Owing to uncertainty surrounding the delay in the International Monetary Fund (IMF) funding and depleting foreign exchange reserves, the Pakistani rupee on Thursday depreciated for the fourth consecutive week.
The local unit closed at 224.37 against the greenback after losing 0.09% compared to Wednesday’s close of 224.16, the State Bank of Pakistan (SBP) data showed.
The rupee has been losing its value, but at a slow rate, due to the central bank's import-control measures. However, unless there is good news about the IMF's bailout package, the domestic currency will continue to be under pressure.
Ministry of Finance’s former adviser Dr Khaqan Hassan Najeeb, while speaking to Geo.tv, cited uncertainty due to the IMF programme and heightened dollar liquidity crunch as a significant reason behind the negative movement of the rupee.
Highlighting that export receipts and remittances have slowed down making the dollar dearer, Dr Najeeb said: “Pakistan is in a market-determined exchange rate system. In this regime trade deficit and market, influencing news makes a lot of impact on currency changes.”

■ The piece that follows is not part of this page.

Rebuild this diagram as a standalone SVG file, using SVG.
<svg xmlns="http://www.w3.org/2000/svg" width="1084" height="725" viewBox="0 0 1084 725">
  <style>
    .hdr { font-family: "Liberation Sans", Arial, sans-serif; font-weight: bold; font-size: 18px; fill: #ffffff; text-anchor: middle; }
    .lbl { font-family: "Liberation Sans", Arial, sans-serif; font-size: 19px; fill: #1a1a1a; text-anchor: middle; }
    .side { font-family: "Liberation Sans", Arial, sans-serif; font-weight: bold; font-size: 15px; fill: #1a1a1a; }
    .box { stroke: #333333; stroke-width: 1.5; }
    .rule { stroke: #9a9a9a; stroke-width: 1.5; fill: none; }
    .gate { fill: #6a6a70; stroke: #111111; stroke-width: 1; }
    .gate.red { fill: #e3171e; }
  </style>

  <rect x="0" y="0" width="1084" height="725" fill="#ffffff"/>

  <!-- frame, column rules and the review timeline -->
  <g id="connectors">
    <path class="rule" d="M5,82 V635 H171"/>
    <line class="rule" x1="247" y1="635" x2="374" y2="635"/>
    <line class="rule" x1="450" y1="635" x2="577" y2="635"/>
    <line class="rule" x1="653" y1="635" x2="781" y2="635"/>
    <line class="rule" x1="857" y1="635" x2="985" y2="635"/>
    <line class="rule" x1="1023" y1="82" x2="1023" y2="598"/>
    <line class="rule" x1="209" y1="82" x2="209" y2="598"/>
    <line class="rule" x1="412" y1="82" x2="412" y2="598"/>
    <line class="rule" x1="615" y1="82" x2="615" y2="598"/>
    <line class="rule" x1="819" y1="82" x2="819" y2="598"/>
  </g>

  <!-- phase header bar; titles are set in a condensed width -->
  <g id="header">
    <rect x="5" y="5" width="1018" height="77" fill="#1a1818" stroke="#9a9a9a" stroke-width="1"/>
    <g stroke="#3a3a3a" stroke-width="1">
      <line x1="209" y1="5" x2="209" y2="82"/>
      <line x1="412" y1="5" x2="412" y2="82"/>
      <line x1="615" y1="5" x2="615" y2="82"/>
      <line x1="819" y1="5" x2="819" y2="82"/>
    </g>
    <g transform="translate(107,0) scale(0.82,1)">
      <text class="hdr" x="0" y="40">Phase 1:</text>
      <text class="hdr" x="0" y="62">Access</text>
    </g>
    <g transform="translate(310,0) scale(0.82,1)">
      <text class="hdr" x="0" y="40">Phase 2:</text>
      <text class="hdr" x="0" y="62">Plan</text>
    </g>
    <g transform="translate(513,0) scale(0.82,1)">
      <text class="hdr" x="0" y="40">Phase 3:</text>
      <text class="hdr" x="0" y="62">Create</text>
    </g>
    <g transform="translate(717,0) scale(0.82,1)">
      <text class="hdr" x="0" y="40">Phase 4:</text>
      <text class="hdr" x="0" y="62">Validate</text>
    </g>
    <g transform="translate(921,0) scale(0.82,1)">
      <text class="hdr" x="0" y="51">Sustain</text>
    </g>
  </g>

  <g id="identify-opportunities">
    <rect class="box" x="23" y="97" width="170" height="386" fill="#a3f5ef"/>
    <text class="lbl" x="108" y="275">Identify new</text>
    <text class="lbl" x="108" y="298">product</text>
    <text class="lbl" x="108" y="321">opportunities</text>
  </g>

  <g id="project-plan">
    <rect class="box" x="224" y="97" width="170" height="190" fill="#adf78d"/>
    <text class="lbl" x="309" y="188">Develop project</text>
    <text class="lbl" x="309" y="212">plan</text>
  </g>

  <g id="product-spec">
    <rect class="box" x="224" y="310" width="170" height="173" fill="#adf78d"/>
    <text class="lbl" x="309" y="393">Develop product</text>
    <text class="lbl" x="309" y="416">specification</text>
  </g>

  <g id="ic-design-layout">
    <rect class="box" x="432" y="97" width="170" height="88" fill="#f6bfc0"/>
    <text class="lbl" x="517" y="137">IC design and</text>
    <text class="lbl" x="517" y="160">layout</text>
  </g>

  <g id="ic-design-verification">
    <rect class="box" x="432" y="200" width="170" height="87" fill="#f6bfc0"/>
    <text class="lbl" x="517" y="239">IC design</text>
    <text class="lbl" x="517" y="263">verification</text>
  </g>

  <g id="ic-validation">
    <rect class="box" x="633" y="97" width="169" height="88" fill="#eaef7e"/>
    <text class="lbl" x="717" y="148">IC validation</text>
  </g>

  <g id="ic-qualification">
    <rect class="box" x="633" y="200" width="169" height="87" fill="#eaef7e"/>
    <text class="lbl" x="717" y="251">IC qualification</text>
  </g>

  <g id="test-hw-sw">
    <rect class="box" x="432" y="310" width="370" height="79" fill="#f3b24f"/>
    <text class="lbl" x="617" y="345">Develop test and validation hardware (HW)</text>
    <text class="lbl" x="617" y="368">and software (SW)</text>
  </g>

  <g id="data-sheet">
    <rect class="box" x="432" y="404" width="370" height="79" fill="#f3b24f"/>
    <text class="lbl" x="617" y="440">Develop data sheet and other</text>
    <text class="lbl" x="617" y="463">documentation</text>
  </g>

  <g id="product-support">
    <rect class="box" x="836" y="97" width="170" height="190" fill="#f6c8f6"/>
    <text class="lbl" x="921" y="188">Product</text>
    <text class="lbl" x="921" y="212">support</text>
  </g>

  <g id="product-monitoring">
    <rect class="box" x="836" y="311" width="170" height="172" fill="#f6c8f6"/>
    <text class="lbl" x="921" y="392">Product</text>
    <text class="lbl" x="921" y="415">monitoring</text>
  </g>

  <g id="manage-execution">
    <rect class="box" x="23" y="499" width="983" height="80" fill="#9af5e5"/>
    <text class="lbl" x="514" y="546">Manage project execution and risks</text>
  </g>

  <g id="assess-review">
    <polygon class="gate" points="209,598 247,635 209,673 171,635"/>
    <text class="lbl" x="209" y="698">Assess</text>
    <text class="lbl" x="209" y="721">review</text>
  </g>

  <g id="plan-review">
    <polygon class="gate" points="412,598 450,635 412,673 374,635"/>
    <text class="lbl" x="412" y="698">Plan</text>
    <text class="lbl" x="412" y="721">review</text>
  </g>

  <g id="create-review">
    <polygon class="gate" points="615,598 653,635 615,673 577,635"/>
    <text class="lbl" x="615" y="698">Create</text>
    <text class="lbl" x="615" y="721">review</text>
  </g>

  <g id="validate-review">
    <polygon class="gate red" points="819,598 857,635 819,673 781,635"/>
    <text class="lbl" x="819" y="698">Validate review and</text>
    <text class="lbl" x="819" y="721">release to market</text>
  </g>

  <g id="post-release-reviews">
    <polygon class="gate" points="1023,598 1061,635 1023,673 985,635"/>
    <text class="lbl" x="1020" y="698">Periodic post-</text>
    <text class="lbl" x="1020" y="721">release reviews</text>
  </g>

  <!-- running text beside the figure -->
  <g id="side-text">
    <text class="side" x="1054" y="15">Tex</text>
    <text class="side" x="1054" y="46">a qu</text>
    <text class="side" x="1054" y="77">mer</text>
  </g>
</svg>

“Something many commentators have ignored is deterioration in Pakistan’s financial account where inflows have dropped compared to last year’s pressure on the balance of payment,” he added.
The former adviser said the SBP can smoothen the disorderly movement of currency but a weak foreign exchange reserves position as well as bindings of international considerations constrain the central bank from acting beyond moral persuasion.
Finance Minister Ishaq Dar has constantly assured that the country will successfully complete the IMF programme. The country is in desperate need of external financing as the IMF's review for the disbursement of its next tranche of funding has been delayed since September.
Pakistan has informed the IMF that it expects to receive $32 billion in foreign funds for the current fiscal year. The estimates include budgetary loans of $23 billion, grants of $1.5 billion, and balance of payments support of $6 billion by the IMF and the United Arab Emirates, according to media reports.